Required task » Report how many lines hold the word "Convert"; give nothing but the number.

The records »
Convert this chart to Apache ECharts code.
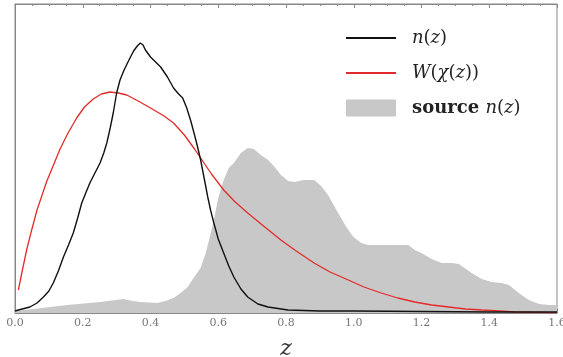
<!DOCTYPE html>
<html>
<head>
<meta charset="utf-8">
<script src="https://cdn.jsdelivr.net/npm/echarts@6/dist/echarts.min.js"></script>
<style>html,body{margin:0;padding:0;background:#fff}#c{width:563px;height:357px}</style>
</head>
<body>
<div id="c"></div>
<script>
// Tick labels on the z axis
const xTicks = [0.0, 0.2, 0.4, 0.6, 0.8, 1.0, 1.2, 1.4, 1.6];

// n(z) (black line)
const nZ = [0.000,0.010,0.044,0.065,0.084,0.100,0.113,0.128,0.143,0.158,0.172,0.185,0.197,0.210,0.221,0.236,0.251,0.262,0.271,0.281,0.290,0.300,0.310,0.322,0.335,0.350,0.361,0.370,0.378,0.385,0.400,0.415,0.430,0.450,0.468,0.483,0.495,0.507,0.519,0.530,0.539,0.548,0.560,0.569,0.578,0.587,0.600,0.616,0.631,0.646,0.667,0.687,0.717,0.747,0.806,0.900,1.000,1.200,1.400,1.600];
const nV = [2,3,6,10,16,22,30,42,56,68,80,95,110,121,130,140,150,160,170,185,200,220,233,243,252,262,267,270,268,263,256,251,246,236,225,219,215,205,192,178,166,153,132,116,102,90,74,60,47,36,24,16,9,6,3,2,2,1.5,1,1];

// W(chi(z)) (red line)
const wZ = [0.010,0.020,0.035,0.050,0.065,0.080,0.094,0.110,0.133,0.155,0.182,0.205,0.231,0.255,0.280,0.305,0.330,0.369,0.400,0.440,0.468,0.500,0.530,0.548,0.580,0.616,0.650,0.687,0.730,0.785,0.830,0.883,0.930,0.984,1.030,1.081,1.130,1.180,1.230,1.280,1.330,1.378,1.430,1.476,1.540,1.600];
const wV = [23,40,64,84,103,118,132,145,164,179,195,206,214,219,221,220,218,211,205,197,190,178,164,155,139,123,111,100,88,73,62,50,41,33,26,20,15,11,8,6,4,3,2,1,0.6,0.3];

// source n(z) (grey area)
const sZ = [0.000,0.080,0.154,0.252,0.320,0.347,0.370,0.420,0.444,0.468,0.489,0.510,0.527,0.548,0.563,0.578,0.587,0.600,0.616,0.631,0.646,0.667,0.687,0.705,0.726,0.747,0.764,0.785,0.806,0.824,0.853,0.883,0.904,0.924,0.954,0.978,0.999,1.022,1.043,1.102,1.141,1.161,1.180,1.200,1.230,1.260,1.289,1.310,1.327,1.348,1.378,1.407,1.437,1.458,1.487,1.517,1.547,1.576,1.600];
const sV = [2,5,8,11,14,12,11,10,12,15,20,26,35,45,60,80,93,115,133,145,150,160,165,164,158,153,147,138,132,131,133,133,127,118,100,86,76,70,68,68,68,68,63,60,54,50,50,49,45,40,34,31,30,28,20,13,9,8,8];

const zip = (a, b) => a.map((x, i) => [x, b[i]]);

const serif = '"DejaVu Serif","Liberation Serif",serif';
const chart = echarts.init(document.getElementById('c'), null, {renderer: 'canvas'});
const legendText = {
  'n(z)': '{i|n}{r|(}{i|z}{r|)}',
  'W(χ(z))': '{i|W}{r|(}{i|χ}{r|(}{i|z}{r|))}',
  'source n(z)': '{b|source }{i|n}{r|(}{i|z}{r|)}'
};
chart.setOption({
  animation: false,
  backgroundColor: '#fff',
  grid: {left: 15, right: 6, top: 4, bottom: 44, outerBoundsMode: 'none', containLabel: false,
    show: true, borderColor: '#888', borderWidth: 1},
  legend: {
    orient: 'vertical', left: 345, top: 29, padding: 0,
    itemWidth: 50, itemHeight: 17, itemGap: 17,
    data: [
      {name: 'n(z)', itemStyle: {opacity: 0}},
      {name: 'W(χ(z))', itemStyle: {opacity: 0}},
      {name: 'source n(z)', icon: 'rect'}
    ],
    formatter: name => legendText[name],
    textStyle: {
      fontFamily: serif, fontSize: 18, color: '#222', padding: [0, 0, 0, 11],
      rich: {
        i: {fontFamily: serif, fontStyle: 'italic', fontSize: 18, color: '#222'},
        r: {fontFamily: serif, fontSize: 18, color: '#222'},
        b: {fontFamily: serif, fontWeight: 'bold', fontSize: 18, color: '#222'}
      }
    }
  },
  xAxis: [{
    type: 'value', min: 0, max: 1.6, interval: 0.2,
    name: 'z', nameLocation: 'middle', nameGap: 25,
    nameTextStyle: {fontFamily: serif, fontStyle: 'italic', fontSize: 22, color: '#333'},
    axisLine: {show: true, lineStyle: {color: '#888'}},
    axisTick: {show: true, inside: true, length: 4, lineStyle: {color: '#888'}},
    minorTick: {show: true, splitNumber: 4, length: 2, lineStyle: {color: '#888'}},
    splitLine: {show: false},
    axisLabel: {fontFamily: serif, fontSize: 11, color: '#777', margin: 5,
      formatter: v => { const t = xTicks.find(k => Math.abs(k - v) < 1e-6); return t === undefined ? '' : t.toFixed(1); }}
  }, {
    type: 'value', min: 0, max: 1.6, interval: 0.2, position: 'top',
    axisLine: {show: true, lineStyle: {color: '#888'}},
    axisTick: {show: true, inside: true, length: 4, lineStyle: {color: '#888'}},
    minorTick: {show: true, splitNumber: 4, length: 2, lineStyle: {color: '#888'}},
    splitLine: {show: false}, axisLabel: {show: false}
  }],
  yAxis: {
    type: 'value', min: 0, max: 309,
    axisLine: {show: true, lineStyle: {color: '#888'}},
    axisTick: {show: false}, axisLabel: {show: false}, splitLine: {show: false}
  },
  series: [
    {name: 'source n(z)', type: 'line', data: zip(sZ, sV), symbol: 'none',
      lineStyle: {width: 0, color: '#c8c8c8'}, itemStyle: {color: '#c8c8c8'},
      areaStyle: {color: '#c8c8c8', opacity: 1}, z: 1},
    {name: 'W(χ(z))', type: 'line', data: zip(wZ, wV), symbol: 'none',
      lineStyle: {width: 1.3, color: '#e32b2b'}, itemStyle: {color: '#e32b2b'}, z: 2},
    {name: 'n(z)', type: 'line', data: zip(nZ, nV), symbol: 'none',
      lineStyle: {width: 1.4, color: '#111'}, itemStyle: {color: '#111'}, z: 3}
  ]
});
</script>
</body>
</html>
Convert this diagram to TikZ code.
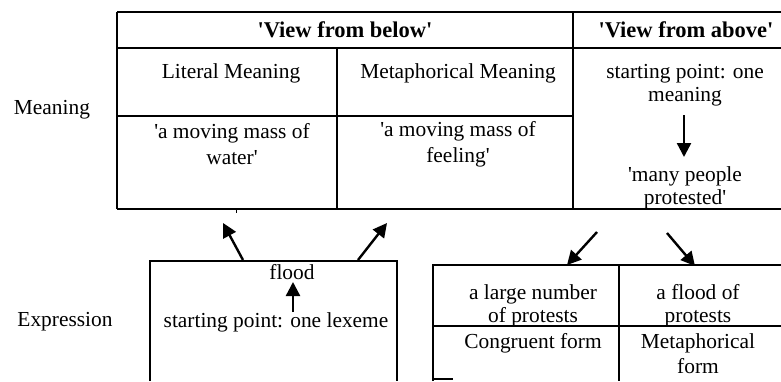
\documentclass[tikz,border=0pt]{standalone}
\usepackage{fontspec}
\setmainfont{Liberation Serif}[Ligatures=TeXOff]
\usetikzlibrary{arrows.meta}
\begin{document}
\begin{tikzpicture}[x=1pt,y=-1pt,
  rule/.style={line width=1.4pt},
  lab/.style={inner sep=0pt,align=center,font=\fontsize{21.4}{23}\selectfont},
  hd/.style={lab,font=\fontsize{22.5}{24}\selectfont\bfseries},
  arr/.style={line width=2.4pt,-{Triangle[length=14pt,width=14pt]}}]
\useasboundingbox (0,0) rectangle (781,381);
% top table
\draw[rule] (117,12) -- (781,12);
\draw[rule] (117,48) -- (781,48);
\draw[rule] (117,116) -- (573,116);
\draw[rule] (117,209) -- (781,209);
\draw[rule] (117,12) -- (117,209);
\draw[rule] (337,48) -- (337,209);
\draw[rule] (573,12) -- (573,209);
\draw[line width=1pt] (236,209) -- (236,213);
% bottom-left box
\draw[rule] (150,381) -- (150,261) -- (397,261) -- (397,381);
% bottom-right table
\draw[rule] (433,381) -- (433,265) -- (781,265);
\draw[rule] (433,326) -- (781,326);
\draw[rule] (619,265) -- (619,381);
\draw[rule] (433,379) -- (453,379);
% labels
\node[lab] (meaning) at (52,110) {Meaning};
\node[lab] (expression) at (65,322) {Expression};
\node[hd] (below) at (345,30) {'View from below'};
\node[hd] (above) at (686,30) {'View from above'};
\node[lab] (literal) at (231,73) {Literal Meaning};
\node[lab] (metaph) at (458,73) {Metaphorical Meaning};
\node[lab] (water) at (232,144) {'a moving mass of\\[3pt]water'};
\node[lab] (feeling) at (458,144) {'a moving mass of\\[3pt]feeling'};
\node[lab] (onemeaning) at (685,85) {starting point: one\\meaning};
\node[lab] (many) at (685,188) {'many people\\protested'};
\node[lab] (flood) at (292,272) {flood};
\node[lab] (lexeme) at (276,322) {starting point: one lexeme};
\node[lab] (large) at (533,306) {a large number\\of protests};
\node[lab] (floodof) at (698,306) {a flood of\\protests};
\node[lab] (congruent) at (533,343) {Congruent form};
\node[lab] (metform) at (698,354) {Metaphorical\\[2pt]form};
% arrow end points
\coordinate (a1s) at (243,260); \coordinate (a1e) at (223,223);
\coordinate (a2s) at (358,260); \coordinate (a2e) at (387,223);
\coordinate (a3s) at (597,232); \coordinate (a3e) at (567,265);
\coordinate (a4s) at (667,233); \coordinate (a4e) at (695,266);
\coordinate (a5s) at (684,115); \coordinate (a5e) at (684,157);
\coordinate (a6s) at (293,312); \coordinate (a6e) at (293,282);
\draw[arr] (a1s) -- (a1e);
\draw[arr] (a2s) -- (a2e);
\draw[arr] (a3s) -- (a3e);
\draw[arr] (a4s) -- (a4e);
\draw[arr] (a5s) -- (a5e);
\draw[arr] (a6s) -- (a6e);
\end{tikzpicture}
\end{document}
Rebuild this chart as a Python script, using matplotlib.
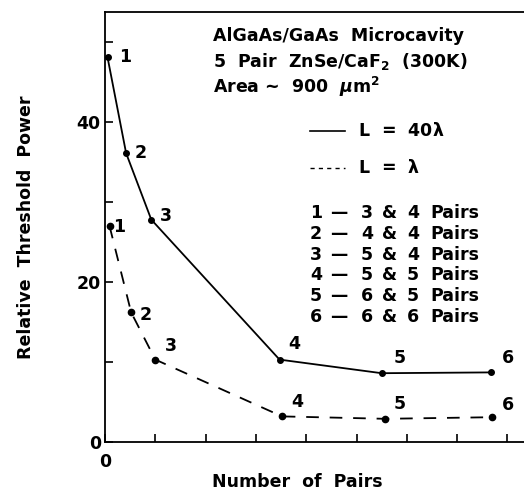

The completed task » 2